Is Explainable AI anything at all?

John Haman


Categories: Statistics Tags: Statistics

Machine learning people will often tell you that there is a trade-off between explainability and predictive performance, so we have no choice but to use highly predictive models that we cannot explain. Maybe this explains (ha) the new field in machine learning called “explainable AI” (XAI) that seeks to shed some light on the inner workings of the ‘black box’ so that we can understand why the models predict one way or another.

Setting aside the fact that most machine learning papers are terribly written scientific farces that use math just to signal sophistication, maybe there is something to ‘explainable AI’?

I think the answer has got to be NO. The task of providing a good low order approximation to a complex AI algorithm is probably doomed to fail except in all but trivial classification problems. Consider the humble neural net (NN).

A neural network is a composition of a bunch of logistic regressions. Sort of.

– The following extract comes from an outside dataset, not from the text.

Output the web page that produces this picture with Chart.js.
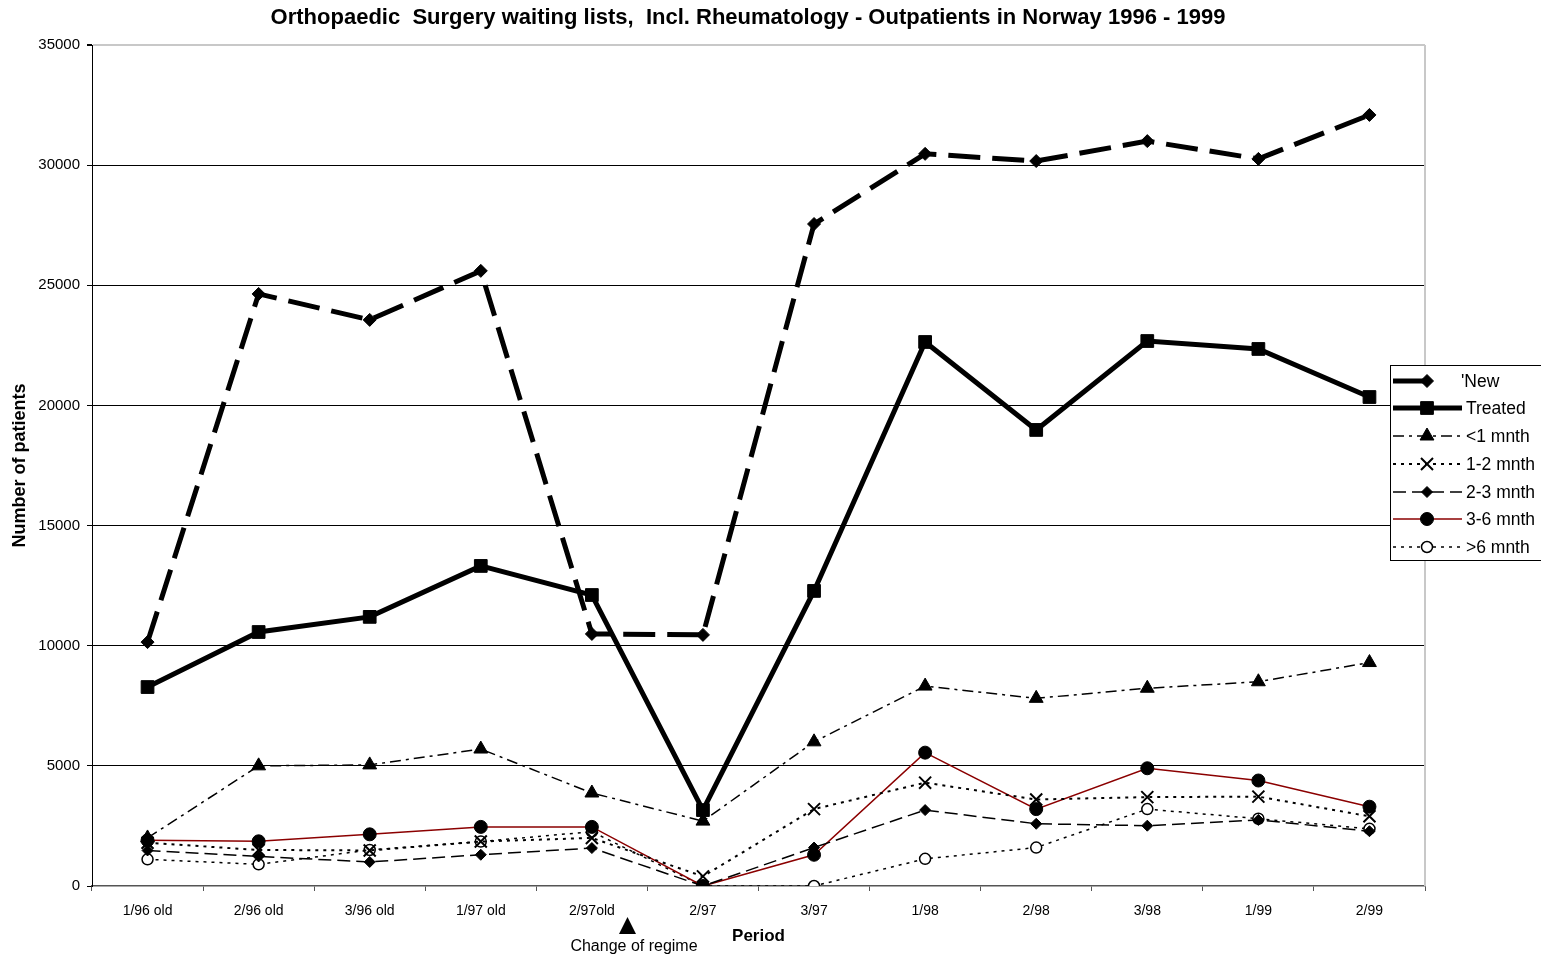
<!DOCTYPE html>
<html>
<head>
<meta charset="utf-8">
<title>Orthopaedic Surgery waiting lists</title>
<script src="https://cdn.jsdelivr.net/npm/chart.js@4"></script>
<style>
  html, body { margin: 0; padding: 0; background: #fff; }
  #wrap { width: 1541px; height: 959px; }
</style>
</head>
<body>
<div id="wrap"><canvas id="chart" width="1541" height="959"></canvas></div>
<script>
// Data
const periods = ['1/96 old', '2/96 old', '3/96 old', '1/97 old', '2/97old', '2/97', '3/97', '1/98', '2/98', '3/98', '1/99', '2/99'];
const newPatients = [10150, 24640, 23560, 25600, 10490, 10450, 27550, 30470, 30170, 31000, 30260, 32090];
const treated = [8280, 10570, 11200, 13320, 12110, 3160, 12280, 22640, 18980, 22680, 22350, 20350];
const under1 = [2000, 5000, 5040, 5700, 3870, 2700, 6000, 8320, 7810, 8230, 8500, 9300];
const m1to2 = [1800, 1500, 1480, 1850, 2000, 400, 3200, 4300, 3600, 3700, 3720, 2900];
const m2to3 = [1480, 1230, 1000, 1300, 1580, 0, 1600, 3160, 2590, 2510, 2750, 2280];
const m3to6 = [1900, 1860, 2150, 2460, 2460, 0, 1300, 5550, 3200, 4900, 4390, 3300];
const over6 = [1110, 900, 1500, 1850, 2260, 0, 0, 1130, 1600, 3200, 2800, 2380];
const yTicks = [0, 5000, 10000, 15000, 20000, 25000, 30000, 35000];

const FONT = "'Liberation Sans', Arial, sans-serif";

const datasets = [
    { label: "'New", data: newPatients, borderColor: '#000', backgroundColor: '#000', borderWidth: 5,
      borderDash: [32, 12], pointStyle: 'rectRot', pointRadius: 6.5, pointBorderWidth: 1 },
    { label: 'Treated', data: treated, borderColor: '#000', backgroundColor: '#000', borderWidth: 5,
      borderDash: [], pointStyle: 'rect', pointRadius: 9, pointBorderWidth: 1 },
    { label: '<1 mnth', data: under1, borderColor: '#000', backgroundColor: '#000', borderWidth: 1.5,
      borderDash: [11, 5, 3, 5], pointStyle: 'triangle', pointRadius: 8, pointBorderWidth: 1 },
    { label: '1-2 mnth', data: m1to2, borderColor: '#000', backgroundColor: '#000', borderWidth: 2,
      borderDash: [3, 5], pointStyle: 'crossRot', pointRadius: 8.5, pointBorderWidth: 2 },
    { label: '2-3 mnth', data: m2to3, borderColor: '#000', backgroundColor: '#000', borderWidth: 1.5,
      borderDash: [13, 6], pointStyle: 'rectRot', pointRadius: 5.5, pointBorderWidth: 1 },
    { label: '3-6 mnth', data: m3to6, borderColor: '#8b0000', backgroundColor: '#000', borderWidth: 1.5,
      borderDash: [], pointStyle: 'circle', pointRadius: 6.5, pointBorderWidth: 1, pointBorderColor: '#000' },
    { label: '>6 mnth', data: over6, borderColor: '#000', backgroundColor: '#fff', borderWidth: 1.5,
      borderDash: [3, 5], pointStyle: 'circle', pointRadius: 5.5, pointBorderWidth: 1.5, pointBorderColor: '#000' }
].map(d => Object.assign({ tension: 0, fill: false, pointBackgroundColor: d.backgroundColor,
    pointBorderColor: d.pointBorderColor || '#000', pointHoverRadius: d.pointRadius }, d));

// title, right frame line, "change of regime" note and the boxed legend
const extras = {
    id: 'extras',
    afterDraw(chart) {
        const { ctx, chartArea } = chart;
        ctx.save();
        // light frame on the right
        ctx.strokeStyle = '#c8c8c8';
        ctx.lineWidth = 2;
        ctx.beginPath();
        ctx.moveTo(chartArea.right, chartArea.top);
        ctx.lineTo(chartArea.right, chartArea.bottom);
        ctx.stroke();

        // title
        ctx.fillStyle = '#000';
        ctx.font = 'bold 22px ' + FONT;
        ctx.textAlign = 'center';
        ctx.textBaseline = 'middle';
        ctx.fillText('Orthopaedic  Surgery waiting lists,  Incl. Rheumatology - Outpatients in Norway 1996 - 1999', 748, 18);

        // change of regime marker
        ctx.beginPath();
        ctx.moveTo(627.5, 917);
        ctx.lineTo(636, 934);
        ctx.lineTo(619, 934);
        ctx.closePath();
        ctx.fill();
        ctx.font = '16px ' + FONT;
        ctx.fillText('Change of regime', 634, 947);

        // legend
        const lx = 1390, ly = 365, lw = 160, lh = 195;
        ctx.fillStyle = '#fff';
        ctx.fillRect(lx, ly, lw, lh);
        ctx.strokeStyle = '#000';
        ctx.lineWidth = 1;
        ctx.strokeRect(lx + 0.5, ly + 0.5, lw, lh);
        const rowY = [381, 408, 436, 464, 492, 519, 547];
        chart.data.datasets.forEach((ds, i) => {
            const y = rowY[i];
            ctx.save();
            ctx.strokeStyle = ds.borderColor;
            ctx.lineWidth = ds.borderWidth;
            ctx.setLineDash(i === 0 ? [] : ds.borderDash);
            ctx.beginPath();
            ctx.moveTo(1393, y);
            ctx.lineTo(i === 0 ? 1427 : 1462, y);
            ctx.stroke();
            ctx.setLineDash([]);
            ctx.fillStyle = ds.pointBackgroundColor;
            ctx.strokeStyle = ds.pointBorderColor;
            ctx.lineWidth = ds.pointBorderWidth;
            Chart.helpers.drawPoint(ctx, { pointStyle: ds.pointStyle, radius: ds.pointRadius, borderWidth: ds.pointBorderWidth, rotation: 0 }, 1427, y);
            ctx.restore();
            ctx.fillStyle = '#000';
            ctx.font = '17.5px ' + FONT;
            ctx.textAlign = 'left';
            ctx.textBaseline = 'middle';
            ctx.fillText(ds.label, i === 0 ? 1461 : 1466, y + 1);
        });
        ctx.restore();
    }
};

Chart.defaults.font.family = FONT;
Chart.defaults.color = '#000';

new Chart(document.getElementById('chart').getContext('2d'), {
    type: 'line',
    data: { labels: periods, datasets: datasets },
    options: {
        responsive: false,
        animation: false,
        layout: { padding: { top: 45, right: 116, bottom: 0, left: 0 } },
        plugins: {
            legend: { display: false },
            title: { display: false },
            tooltip: { enabled: false }
        },
        scales: {
            x: {
                type: 'category',
                offset: true,
                afterFit(scale) { scale.height = 73; },
                grid: { offset: true, drawOnChartArea: false, drawTicks: true, tickLength: 5, color: '#555', lineWidth: 1 },
                border: { display: true, color: '#555', width: 1.5 },
                ticks: { font: { size: 14 }, padding: 12, maxRotation: 0, autoSkip: false },
                title: { display: true, text: 'Period', font: { size: 17, weight: 'bold' }, padding: { top: 0, bottom: 12 } }
            },
            y: {
                min: 0,
                max: 35000,
                afterFit(scale) { scale.width = 92; },
                afterBuildTicks(scale) { scale.ticks = yTicks.map(v => ({ value: v })); },
                grid: {
                    color: ctx => ctx.tick && ctx.tick.value === 35000 ? '#c8c8c8' : (ctx.tick && ctx.tick.value === 0 ? 'rgba(0,0,0,0)' : '#000'),
                    lineWidth: ctx => ctx.tick && ctx.tick.value === 35000 ? 2 : 1,
                    tickColor: '#000',
                    tickLength: 5
                },
                border: { display: true, color: '#000', width: 1 },
                ticks: { font: { size: 15 }, padding: 7, callback: v => String(v) },
                title: { display: true, text: 'Number of patients', font: { size: 18, weight: 'bold' }, padding: { top: 9, bottom: 0 } }
            }
        }
    },
    plugins: [extras]
});
</script>
</body>
</html>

If the neural network was just one logistic or linear regression it would be readily interpretable. In linear and logistic models, the coefficients act linearly on the data. That is pretty easy to understand: If we used a logistic regression to predict the probability of lung cancer, we can inspect the regression coefficients and compare them to a person’s data when the model predicts they have a 99% chance of getting lung cancer.

If we use a neural network to predict Pr(lung cancer) we will never know why some people will be given a 99% chance of getting lung cancer, because we can’t understand what the neural net is doing with the data. This is because the NN isn’t acting linearly (or even additively) on the data, is it acting in a way that is high dimensional and non-linear. We can’t even really visual high dimensional non-linear data, so attempting to demystify a model seems hopeless to me.

Even an additive model like a GAM is more interpretable than a neural network because you can inspect the marginal effects of each of variables to decompose the effects of each variable.

A couple potential solutions are touted as ways to explain AIs:

  1. Decision trees

  2. Local linear approximations

I like (1) because a decision tree is just a linear model where the variables are determined somewhat by the data, and I like linear models. But unfortunately (1) uses the data to make thresholds (big no-no) and essentially replaces the NN with a crappier predictor. Now (2) is interesting, but because neural nets are non-linear in the parameters, there is little hope that the linear approximation is globally useful. And if the linear approximation was globally useful, then there would be little reason to use the neural net over the linear model in the first place.

Of course, there are other hopes for explainable AI, but I have serious doubts. The most popular solution is to use a linear model, so I think the solution for mission critical AI is to just always use linear models, or elegant extensions like mixed-models, additive models, and so on.1

This brings me back to the first point, which is that there’s a trade-off between explainability and predictive power. I don’t buy this claim. Machine learners unfortunately associate linear models with ‘high bias/low variance’ predictions. While NNs are on the other end of the bias/variance trade-off, they can be regularized to give good predictions. I propose that we add MORE parameters to linear models to move them from their end of the spectrum towards the middle so that we can get good predictions from LMs as well.2

Neural nets appear to be more predictive because in “big data”, it’s easy to conjure up a neural net with a 1000 parameters, but pretty hard to make a 1000 parameter linear model by hand. But if we make that 1000 parameter linear model intelligently, it’s going to perform similarly to the neural net AND be interpretable. The thing is, we just don’t have a lot of tools that make it easy to create data driven linear models. Splines are one option, but we are starting to trend into non-interpretability. Another option is hierarchical models, like what you might fit with nlme. But that’s slow, and might not be great if the data are not really nested.

So I suppose this is where I think explainable AI is going – tools that make it easier to make BIG and accurate linear models. I think we should reject neural nets for all but the most unimportant tasks (like recommending netflix movies) and focus on using linear models (and extensions thereof) for tasks that require explanations (like predicting cancer, recidivism).3


I hope that machine learners can just give up on all the XAI strategies and instead focus on making accurate LMs.

  1. Maybe it’s just that these are the things I like to talk about, so I’m biased against NNs.

  2. I don’t know what you’d call this. Super parameterize?

  3. It seems that I started to write this blogpost about how explainable AI is BS, but ended it by suggesting a solution.